There's this thing they call "clip level", the way vector scenery is designed everything clips either on QMID 11 boundaries or in the case of traffic lines QMID 15 boundaries. Technically you should always exclude and replace an entire QMID 15 cell when you're doing traffic lines (and you should always exclude and replace an entire QMID 11 cell when you're doing anything else), that way you know there's no way something underneath it in the scenery library can interfere, whether it be on your own system, your buddies system, your customers system, or whoever regardless of whether they have FTX Vector, UTX, or default CVXs running underneath your scenery.

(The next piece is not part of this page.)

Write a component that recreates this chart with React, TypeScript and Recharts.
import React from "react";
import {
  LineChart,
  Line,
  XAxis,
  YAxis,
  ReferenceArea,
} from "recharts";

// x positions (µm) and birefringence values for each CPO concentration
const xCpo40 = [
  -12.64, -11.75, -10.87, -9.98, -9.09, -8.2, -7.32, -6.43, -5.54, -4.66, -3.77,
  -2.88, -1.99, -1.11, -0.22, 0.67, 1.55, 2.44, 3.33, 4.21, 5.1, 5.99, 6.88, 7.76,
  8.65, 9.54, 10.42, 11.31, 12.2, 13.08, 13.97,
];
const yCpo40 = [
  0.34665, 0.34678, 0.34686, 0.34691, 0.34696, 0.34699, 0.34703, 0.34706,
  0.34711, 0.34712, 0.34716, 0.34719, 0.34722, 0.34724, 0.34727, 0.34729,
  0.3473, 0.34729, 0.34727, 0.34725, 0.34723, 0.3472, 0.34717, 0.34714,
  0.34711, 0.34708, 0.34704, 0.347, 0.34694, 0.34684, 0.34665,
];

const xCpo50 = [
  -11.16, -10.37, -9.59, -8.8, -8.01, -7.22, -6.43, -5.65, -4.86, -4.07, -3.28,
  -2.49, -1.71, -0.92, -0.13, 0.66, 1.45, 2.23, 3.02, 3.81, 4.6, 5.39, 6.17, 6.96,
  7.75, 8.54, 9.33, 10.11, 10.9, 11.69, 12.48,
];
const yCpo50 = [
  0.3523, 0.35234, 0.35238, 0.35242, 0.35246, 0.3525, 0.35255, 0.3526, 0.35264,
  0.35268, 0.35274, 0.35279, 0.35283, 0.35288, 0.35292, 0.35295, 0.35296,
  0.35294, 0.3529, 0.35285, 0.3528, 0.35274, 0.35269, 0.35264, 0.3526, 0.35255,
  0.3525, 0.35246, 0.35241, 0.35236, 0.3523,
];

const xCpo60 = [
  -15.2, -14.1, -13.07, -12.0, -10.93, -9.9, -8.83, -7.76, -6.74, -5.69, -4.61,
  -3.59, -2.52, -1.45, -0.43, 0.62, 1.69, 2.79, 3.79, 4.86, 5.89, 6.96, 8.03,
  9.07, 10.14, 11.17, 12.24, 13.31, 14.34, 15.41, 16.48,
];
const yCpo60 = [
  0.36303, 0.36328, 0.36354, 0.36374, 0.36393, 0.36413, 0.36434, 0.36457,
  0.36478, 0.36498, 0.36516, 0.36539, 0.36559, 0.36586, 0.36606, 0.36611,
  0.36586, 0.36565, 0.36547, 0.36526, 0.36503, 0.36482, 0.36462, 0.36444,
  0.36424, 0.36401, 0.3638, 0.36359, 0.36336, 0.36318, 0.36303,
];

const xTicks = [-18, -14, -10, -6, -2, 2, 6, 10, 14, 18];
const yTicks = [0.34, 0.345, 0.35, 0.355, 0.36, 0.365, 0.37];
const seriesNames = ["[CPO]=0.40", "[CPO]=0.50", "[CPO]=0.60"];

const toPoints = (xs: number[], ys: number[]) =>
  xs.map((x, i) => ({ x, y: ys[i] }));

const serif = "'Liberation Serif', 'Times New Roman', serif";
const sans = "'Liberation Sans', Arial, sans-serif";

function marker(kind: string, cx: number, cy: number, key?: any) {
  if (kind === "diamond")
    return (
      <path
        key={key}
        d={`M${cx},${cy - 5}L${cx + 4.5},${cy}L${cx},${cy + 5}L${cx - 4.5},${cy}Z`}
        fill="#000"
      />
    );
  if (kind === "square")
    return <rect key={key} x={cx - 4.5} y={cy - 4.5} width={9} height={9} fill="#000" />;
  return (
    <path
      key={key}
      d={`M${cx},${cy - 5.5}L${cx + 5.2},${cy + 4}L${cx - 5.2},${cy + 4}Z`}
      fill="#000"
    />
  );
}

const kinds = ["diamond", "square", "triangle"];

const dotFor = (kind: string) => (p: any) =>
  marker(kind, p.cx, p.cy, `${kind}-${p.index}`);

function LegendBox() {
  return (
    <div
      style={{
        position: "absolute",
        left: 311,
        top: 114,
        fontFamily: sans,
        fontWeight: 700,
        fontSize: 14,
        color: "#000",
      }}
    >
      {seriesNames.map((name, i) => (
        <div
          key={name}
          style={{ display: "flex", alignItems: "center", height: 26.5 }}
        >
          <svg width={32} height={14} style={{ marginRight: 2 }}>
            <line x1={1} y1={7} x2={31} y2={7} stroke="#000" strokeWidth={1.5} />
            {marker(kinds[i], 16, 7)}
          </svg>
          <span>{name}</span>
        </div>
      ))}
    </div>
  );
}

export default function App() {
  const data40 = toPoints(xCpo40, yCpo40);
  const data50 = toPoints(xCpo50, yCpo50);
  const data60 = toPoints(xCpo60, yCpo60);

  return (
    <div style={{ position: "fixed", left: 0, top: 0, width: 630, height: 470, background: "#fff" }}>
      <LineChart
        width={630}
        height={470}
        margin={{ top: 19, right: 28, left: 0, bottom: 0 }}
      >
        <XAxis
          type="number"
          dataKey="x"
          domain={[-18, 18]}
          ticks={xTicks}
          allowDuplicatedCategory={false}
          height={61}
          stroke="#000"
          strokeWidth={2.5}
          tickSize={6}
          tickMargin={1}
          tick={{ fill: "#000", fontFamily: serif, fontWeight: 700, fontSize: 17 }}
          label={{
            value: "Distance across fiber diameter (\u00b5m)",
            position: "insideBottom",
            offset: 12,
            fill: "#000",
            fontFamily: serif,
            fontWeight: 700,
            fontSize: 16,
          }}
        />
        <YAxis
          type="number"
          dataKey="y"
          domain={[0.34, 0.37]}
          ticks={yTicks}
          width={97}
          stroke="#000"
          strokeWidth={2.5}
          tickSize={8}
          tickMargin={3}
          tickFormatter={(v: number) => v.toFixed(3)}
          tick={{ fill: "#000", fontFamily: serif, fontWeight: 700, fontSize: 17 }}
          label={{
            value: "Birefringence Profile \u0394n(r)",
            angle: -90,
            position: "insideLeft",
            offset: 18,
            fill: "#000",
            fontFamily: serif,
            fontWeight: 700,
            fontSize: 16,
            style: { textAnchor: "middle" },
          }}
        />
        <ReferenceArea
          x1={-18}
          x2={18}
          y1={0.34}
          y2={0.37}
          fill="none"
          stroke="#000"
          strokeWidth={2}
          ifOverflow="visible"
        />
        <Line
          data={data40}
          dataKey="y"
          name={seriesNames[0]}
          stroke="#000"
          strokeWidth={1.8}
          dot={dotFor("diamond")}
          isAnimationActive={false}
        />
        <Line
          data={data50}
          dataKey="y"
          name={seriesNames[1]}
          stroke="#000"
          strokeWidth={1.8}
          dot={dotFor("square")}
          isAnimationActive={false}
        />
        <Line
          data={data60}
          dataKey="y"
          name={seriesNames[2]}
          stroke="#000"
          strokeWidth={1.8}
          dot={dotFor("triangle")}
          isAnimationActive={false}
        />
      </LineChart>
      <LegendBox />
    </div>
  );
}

In Sbuilder you can turn on QMID 15 grids (View > QMID level > 15, and then with the line tool active you can right click your line and choose "slice to QMID 15" which does exactly that, cuts the line wherever it crosses a QMID 15 boundary. If you plan for it you can start your initial line just outside a QMID 15 boundary and when you get to this point you're at you can just slice that little part off, which is what I did in that .spb I posted. Then you throw down a 3-cornered polygon, tag it "exclude all freeway traffic", right click and "fill to QMID 15". You now have a perfect traffic replacement that can't be affected by anything below it in the scenery library.

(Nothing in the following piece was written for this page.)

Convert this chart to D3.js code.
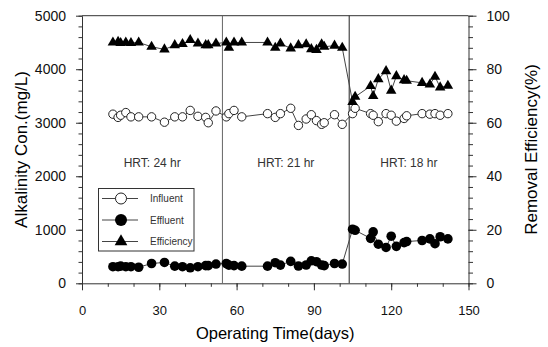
<!DOCTYPE html>
<html>
<head>
<meta charset="utf-8">
<script src="https://cdn.jsdelivr.net/npm/d3@7"></script>
<style>
  body { margin: 0; background: #fff; }
  svg { display: block; }
  text { font-family: Arial, "Liberation Sans", sans-serif; }
</style>
</head>
<body>
<div id="chart"></div>
<script>
const days = [12, 14, 15, 17, 19, 22, 27, 32, 36, 39, 42, 45, 48, 49, 52,
              56, 57, 59, 62, 72, 75, 77, 81, 84, 87, 89, 91, 93, 94, 98, 101,
              105, 106, 112, 113, 115, 118, 120, 122, 125, 126, 132, 135, 137, 139, 142];
const influent = [3160, 3100, 3140, 3190, 3110, 3110, 3110, 3010, 3110, 3110, 3230, 3120, 3100, 3000, 3220,
                  3110, 3170, 3230, 3110, 3170, 3100, 3170, 3270, 2950, 3070, 3150, 3040, 2970, 3000, 3150, 2970,
                  3170, 3270, 3170, 3140, 3020, 3170, 3140, 3030, 3080, 3130, 3170, 3160, 3170, 3140, 3170];
const effluent = [310, 310, 320, 310, 310, 300, 370, 390, 320, 310, 290, 310, 330, 330, 360,
                  370, 340, 330, 320, 320, 385, 340, 410, 323, 342, 420, 404, 342, 330, 370, 360,
                  1010, 990, 840, 960, 730, 670, 880, 690, 760, 780, 800, 830, 740, 870, 830];
const efficiency = [90, 90.2, 89.8, 90, 89.8, 90, 88.4, 87.4, 89, 89.4, 90.9, 89.6, 89, 89, 89.6,
                    90, 88, 90, 90, 90, 88, 89.6, 87.8, 89, 89.3, 87.5, 87.2, 89.3, 88.4, 88.8, 88,
                    67.8, 69.7, 73.7, 70, 76.3, 79.3, 72, 77.4, 75.9, 75.7, 74.9, 74.3, 77.2, 73.2, 73.8];

const xTicks = [0, 30, 60, 90, 120, 150];
const leftTicks = [0, 1000, 2000, 3000, 4000, 5000];
const rightTicks = [0, 20, 40, 60, 80, 100];
const phaseBounds = [0, 54.5, 103.7, 150];
const phaseLabels = ["HRT: 24 hr", "HRT: 21 hr", "HRT: 18 hr"];
const seriesNames = ["Influent", "Effluent", "Efficiency"];

const W = 548, H = 347;
const pLeft = 82, pRight = 468.5, pTop = 15.7, pBottom = 283.3;
const FONT = "Arial, 'Liberation Sans', sans-serif";

const svg = d3.select("#chart").append("svg")
    .attr("width", W).attr("height", H);

const x = d3.scaleLinear().domain([0, 150]).range([pLeft, pRight]);
const yL = d3.scaleLinear().domain([0, 5000]).range([pBottom, pTop]);
const yR = d3.scaleLinear().domain([0, 100]).range([pBottom, pTop]);
const fmt = d3.format("d");

// minor ticks first (no labels), then the major ones
svg.append("g").attr("transform", "translate(0," + pBottom + ")")
    .call(d3.axisBottom(x).tickValues(d3.range(0, 151, 10)).tickSize(3.5).tickFormat(""))
    .call(g => g.select(".domain").remove());
svg.append("g").attr("transform", "translate(0," + pBottom + ")")
    .call(d3.axisBottom(x).tickValues(xTicks).tickFormat(fmt).tickSize(7).tickSizeOuter(0).tickPadding(15))
    .call(g => g.selectAll("text").attr("font-size", 13).attr("font-family", FONT).attr("fill", "#111"));

svg.append("g").attr("transform", "translate(" + pLeft + ",0)")
    .call(d3.axisLeft(yL).tickValues(d3.range(0, 5001, 200)).tickSize(3.5).tickFormat(""))
    .call(g => g.select(".domain").remove());
svg.append("g").attr("transform", "translate(" + pLeft + ",0)")
    .call(d3.axisLeft(yL).tickValues(leftTicks).tickFormat(fmt).tickSize(6).tickSizeOuter(0).tickPadding(10))
    .call(g => g.selectAll("text").attr("font-size", 14).attr("font-family", FONT).attr("fill", "#111"));

svg.append("g").attr("transform", "translate(" + pRight + ",0)")
    .call(d3.axisRight(yR).tickValues(d3.range(0, 101, 4)).tickSize(4.5).tickFormat(""))
    .call(g => g.select(".domain").remove());
svg.append("g").attr("transform", "translate(" + pRight + ",0)")
    .call(d3.axisRight(yR).tickValues(rightTicks).tickFormat(fmt).tickSize(8).tickSizeOuter(0).tickPadding(10))
    .call(g => g.selectAll("text").attr("font-size", 14).attr("font-family", FONT).attr("fill", "#111"));

svg.selectAll(".domain, .tick line").attr("stroke", "#333");

// top frame line
svg.append("line")
    .attr("x1", pLeft).attr("x2", pRight).attr("y1", pTop).attr("y2", pTop)
    .attr("stroke", "#333");

// phase separators
svg.selectAll(".sep")
    .data(phaseBounds.slice(1, 3))
    .enter().append("line")
    .attr("x1", d => x(d)).attr("x2", d => x(d))
    .attr("y1", pTop).attr("y2", pBottom)
    .attr("stroke", (d, i) => i === 0 ? "#666" : "#222");

svg.selectAll(".hrt")
    .data(phaseLabels)
    .enter().append("text")
    .attr("x", (d, i) => x((phaseBounds[i] + phaseBounds[i + 1]) / 2))
    .attr("y", yL(2250))
    .attr("text-anchor", "middle")
    .attr("dominant-baseline", "central")
    .attr("font-family", FONT)
    .attr("font-size", 12)
    .attr("fill", "#333")
    .text(d => d);

// series
const rows = days.map((d, i) => ({ day: d, inf: influent[i], eff: effluent[i], pct: efficiency[i] }));

function drawLine(acc, yScale) {
    svg.append("path")
        .datum(rows)
        .attr("fill", "none")
        .attr("stroke", "#444")
        .attr("stroke-width", 1)
        .attr("d", d3.line().x(d => x(d.day)).y(d => yScale(acc(d))));
}
drawLine(d => d.inf, yL);
drawLine(d => d.eff, yL);
drawLine(d => d.pct, yR);

svg.selectAll(".inf")
    .data(rows).enter().append("circle")
    .attr("cx", d => x(d.day)).attr("cy", d => yL(d.inf))
    .attr("r", 4.2).attr("fill", "#fff").attr("stroke", "#222").attr("stroke-width", 1);

svg.selectAll(".eff")
    .data(rows).enter().append("circle")
    .attr("cx", d => x(d.day)).attr("cy", d => yL(d.eff))
    .attr("r", 4.8).attr("fill", "#000");

const tri = d3.symbol().type(d3.symbolTriangle).size(48);
svg.selectAll(".pct")
    .data(rows).enter().append("path")
    .attr("transform", d => "translate(" + x(d.day) + "," + yR(d.pct) + ")")
    .attr("d", tri).attr("fill", "#000");

// legend
const lg = svg.append("g");
lg.append("rect")
    .attr("x", 98.5).attr("y", 188.5).attr("width", 95.5).attr("height", 62.5)
    .attr("fill", "#fff").attr("stroke", "#333");
seriesNames.forEach((name, i) => {
    const cy = 198.5 + i * 21.5;
    lg.append("line").attr("x1", 102).attr("x2", 138).attr("y1", cy).attr("y2", cy).attr("stroke", "#444");
    if (i === 0) {
        lg.append("circle").attr("cx", 121).attr("cy", cy).attr("r", 5.5)
            .attr("fill", "#fff").attr("stroke", "#222");
    } else if (i === 1) {
        lg.append("circle").attr("cx", 121).attr("cy", cy).attr("r", 6).attr("fill", "#000");
    } else {
        lg.append("path").attr("transform", "translate(121," + cy + ")")
            .attr("d", d3.symbol().type(d3.symbolTriangle).size(70)).attr("fill", "#000");
    }
    lg.append("text").attr("x", 150).attr("y", cy)
        .attr("dominant-baseline", "central")
        .attr("font-family", FONT)
        .attr("font-size", 10).attr("fill", "#333")
        .text(name);
});

// axis titles
svg.append("text")
    .attr("x", (pLeft + pRight) / 2).attr("y", 339)
    .attr("text-anchor", "middle").attr("font-size", 16.5)
    .text("Operating Time(days)");
svg.append("text")
    .attr("transform", "translate(21," + ((pTop + pBottom) / 2) + ") rotate(-90)")
    .attr("text-anchor", "middle").attr("dominant-baseline", "central")
    .attr("font-size", 17)
    .text("Alkalinity Con.(mg/L)");
svg.append("text")
    .attr("transform", "translate(531," + ((pTop + pBottom) / 2) + ") rotate(-90)")
    .attr("text-anchor", "middle").attr("dominant-baseline", "central")
    .attr("font-size", 17)
    .text("Removal Efficiency(%)");
</script>
</body>
</html>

It doesn't always work that way though so here's another trick. Save your project, select the traffic line, then do Select > Invert selection. Hit the delete key leaving nothing but your traffic line. Whatever you do don't save your project in this state! Now do File > export > SbuilderX SBX and export your line, you'll "append this back into your project again later. After that, right click your line and do "manual check", you'll get a little dialog with some instructions, basically you cycle through all the points using your up/down arrow keys and you can hit delete to remove one or hold down the delete key to delete a bunch of them in rapid succession. Delete all the points down one lane of your traffic line including the U-turn at the end. Right click the line and set width to .5m or so, then right click again and do set transparency, turn it bright pink or something, you do this so you can tell the lines apart when you import your recently saved SBX back into the project. Now do File > Append > SBuilderX SBX and import the line you just exported. On the imported line do "manual check" again, this time deleting all the points for the opposite lane plus the U-turn. When you're finished you'll have the two individual lines side by side without the U-turns on either end. Export them to SBX again, both together this time and close your project without saving. Open the project back up, delete the existing traffic lines, and append the SBX you just exported. Now save and compile and you should be good to go.

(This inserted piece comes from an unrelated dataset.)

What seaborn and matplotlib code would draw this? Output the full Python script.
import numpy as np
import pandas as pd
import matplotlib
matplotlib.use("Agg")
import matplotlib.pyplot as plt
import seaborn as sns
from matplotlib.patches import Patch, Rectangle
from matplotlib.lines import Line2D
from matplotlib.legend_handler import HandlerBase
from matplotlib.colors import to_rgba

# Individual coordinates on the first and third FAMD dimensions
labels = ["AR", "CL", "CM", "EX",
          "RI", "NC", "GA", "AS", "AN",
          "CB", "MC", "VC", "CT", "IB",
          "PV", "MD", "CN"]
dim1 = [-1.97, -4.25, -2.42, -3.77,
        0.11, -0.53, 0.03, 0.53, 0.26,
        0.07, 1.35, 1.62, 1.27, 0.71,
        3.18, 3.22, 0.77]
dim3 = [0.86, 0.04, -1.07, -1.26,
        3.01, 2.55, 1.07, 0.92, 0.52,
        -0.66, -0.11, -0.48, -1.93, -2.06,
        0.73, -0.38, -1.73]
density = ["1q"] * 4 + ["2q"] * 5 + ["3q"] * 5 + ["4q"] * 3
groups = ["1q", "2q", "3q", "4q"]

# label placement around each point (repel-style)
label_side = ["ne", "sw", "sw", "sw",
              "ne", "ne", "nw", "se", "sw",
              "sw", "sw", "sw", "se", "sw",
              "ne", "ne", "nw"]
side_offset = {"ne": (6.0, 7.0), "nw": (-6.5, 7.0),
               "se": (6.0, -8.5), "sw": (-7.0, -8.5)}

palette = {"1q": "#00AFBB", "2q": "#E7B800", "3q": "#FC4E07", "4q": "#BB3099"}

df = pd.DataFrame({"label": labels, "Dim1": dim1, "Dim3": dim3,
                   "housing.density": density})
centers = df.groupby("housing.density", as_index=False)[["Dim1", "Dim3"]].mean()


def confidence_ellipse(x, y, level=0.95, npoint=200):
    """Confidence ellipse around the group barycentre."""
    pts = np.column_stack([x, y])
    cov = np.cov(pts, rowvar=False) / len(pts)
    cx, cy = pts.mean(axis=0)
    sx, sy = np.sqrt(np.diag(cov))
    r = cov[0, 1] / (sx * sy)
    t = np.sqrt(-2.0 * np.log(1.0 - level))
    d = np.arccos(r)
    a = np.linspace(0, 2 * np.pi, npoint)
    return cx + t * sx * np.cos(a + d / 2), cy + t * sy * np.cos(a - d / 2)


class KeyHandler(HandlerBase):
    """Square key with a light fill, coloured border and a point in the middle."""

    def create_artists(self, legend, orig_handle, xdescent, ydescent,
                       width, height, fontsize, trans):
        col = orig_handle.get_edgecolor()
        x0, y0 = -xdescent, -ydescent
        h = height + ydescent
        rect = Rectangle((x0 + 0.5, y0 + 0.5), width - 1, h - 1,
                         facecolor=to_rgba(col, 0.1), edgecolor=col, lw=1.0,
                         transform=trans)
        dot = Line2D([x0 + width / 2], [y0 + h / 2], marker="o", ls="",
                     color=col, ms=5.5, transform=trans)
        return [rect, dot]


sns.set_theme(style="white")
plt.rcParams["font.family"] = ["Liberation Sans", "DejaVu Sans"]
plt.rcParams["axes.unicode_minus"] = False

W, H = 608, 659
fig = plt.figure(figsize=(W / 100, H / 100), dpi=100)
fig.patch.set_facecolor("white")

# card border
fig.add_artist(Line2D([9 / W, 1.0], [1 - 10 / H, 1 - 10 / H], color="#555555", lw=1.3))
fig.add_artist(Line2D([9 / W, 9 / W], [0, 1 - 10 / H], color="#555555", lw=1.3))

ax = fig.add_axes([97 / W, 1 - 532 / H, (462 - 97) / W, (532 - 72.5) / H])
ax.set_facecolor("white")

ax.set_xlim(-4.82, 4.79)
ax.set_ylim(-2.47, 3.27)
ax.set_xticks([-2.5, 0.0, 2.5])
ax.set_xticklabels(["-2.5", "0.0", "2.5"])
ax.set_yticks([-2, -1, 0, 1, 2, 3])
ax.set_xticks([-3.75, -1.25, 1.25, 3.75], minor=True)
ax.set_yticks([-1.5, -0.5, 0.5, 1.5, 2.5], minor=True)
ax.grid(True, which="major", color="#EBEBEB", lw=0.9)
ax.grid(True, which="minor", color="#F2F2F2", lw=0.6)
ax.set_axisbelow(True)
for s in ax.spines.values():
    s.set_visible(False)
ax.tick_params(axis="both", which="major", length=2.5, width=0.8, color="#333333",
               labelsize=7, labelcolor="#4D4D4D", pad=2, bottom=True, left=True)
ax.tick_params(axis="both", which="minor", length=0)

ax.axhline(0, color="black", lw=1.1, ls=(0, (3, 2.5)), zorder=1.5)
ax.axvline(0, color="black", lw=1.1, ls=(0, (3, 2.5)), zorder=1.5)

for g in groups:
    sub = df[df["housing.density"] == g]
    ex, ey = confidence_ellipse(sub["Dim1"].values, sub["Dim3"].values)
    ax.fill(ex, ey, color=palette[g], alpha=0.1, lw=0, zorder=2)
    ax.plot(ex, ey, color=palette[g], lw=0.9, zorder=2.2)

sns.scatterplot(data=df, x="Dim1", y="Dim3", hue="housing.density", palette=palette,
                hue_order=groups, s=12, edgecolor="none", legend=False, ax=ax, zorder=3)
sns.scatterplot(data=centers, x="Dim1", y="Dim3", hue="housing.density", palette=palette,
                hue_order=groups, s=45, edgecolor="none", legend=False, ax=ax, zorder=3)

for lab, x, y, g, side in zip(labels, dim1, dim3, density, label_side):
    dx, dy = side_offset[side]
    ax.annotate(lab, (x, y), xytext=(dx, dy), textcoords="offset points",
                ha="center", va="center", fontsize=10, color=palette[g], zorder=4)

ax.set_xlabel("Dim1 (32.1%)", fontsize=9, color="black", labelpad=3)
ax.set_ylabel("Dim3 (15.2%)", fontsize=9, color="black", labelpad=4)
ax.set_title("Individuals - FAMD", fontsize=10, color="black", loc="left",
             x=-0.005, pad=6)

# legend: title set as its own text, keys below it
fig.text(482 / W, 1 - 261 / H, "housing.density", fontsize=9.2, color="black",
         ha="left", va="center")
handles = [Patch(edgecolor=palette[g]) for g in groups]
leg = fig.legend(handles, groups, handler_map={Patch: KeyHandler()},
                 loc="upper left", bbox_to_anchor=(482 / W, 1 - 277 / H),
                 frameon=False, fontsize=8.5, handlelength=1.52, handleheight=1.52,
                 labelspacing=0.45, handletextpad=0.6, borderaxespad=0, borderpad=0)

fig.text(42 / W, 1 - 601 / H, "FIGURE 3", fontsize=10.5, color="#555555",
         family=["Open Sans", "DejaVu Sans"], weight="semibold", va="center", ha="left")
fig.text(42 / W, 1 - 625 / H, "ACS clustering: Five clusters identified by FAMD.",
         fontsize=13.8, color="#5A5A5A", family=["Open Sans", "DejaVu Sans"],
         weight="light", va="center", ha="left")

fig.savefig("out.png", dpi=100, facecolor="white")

EDIT: You can see how you might click out a road, asphalt, 2 lanes, undivided median for example, and then use the export SBX trick to bring it back into your project again, this time turning it into a traffic line with the convert to poly/make line/delete poly process. Saves a lot of clicking, and your road traffic will follow your vector road perfectly.
It's worth noting that you can also export your line as an ESRI shape or a Surfer BLN as well, either way works, the SBX and BLN options are basically just text files, BLN being the simplest. Sometimes it comes in handy being able to edit either the SBX or BLN in a text editor like Notepad++. The .shp is binary and can't be edited, but it can be used with GIS applications, for example you mentioned earlier blend masking out your PR so the vector road could show through, you could conceivably export your road as a .shp and use gdal_rasterize to burn it onto a .tif you could import into your blend mask. That's providing you know the exact corner coordinates and pixel dimensions of your photoreal source. Just an FYI, in practice it's probably easier to do it manually in PhotoShop, lol.